- Task brief:
Among the lines of data below, reproduce only those from the one with "Generate a Python" through the one with "import matplotlib.dates as mdates", exactly as they stand, both ends included.

- Stored rows:
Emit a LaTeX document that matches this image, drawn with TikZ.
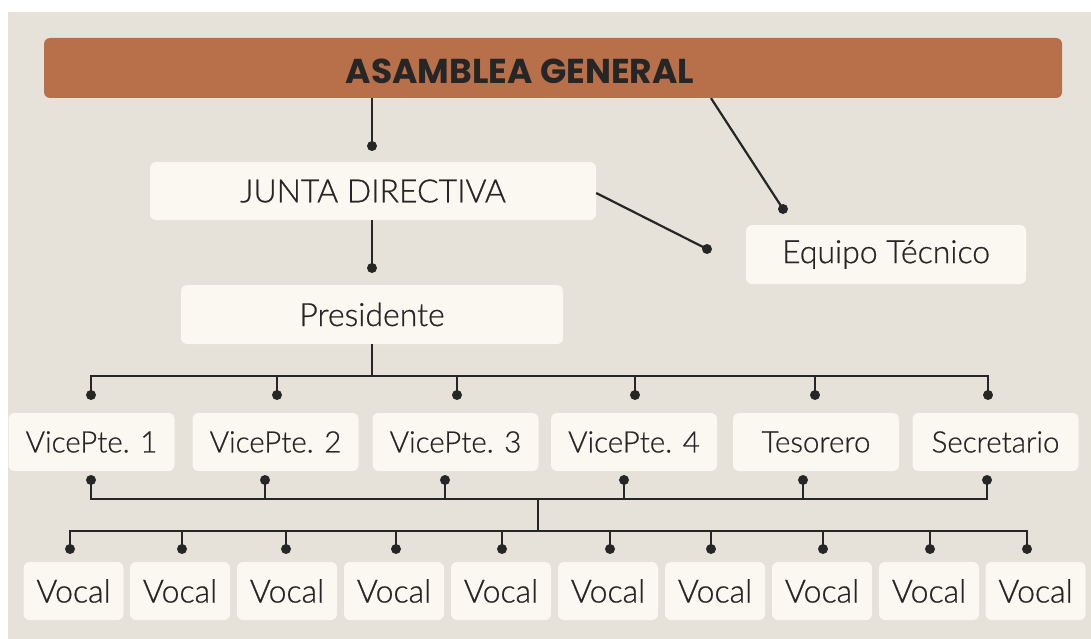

---

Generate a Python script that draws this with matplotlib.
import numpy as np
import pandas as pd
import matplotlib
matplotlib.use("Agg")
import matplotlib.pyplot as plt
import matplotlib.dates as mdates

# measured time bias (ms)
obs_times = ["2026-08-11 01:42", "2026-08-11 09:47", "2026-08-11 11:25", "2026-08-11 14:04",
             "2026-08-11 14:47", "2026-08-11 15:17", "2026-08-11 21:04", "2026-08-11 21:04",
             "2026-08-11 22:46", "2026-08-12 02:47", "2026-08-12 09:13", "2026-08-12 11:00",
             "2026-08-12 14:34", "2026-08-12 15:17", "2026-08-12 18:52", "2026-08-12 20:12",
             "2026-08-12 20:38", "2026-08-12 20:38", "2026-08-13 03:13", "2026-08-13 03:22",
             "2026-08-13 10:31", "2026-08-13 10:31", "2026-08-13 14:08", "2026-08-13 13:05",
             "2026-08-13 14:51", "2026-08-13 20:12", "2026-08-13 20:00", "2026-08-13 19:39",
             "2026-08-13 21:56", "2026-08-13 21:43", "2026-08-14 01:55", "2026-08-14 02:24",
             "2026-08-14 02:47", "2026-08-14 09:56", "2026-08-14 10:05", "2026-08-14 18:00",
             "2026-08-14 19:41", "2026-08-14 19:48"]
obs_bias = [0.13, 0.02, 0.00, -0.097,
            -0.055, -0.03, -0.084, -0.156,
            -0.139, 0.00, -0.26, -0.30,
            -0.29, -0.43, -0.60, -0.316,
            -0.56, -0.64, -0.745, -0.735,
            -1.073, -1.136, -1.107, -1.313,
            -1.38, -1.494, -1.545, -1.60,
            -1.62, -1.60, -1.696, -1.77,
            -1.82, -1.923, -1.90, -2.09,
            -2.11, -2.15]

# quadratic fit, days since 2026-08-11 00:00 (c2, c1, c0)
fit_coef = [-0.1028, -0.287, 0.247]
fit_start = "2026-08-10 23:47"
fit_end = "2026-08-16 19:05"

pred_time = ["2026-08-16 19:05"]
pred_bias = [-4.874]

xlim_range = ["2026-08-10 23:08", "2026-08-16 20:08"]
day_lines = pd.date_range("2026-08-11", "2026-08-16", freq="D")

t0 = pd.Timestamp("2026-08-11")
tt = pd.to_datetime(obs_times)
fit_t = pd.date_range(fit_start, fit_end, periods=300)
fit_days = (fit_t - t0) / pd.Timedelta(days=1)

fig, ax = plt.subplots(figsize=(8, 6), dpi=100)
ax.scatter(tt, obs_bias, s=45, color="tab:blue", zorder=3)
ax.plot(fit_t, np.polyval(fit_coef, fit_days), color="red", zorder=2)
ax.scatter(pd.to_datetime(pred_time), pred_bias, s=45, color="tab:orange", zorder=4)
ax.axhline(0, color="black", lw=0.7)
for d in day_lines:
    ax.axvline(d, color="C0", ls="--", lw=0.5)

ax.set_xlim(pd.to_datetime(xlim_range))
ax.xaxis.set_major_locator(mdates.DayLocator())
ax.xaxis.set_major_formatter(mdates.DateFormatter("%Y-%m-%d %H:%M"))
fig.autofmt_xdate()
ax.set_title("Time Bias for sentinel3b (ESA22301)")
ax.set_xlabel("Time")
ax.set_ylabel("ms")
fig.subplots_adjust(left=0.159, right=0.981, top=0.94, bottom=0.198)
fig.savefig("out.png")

...

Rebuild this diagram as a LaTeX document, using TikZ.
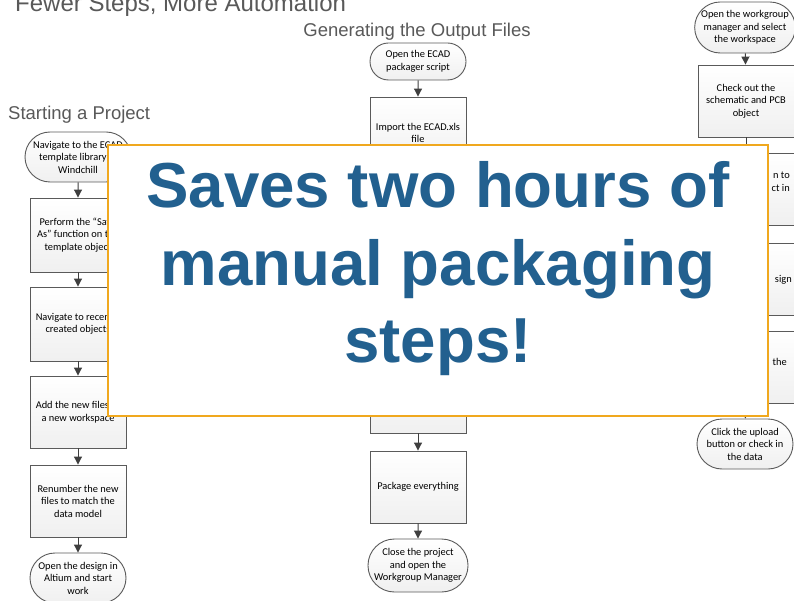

- Task result:
Generate a Python script that draws this with matplotlib.
import numpy as np
import pandas as pd
import matplotlib
matplotlib.use("Agg")
import matplotlib.pyplot as plt
import matplotlib.dates as mdates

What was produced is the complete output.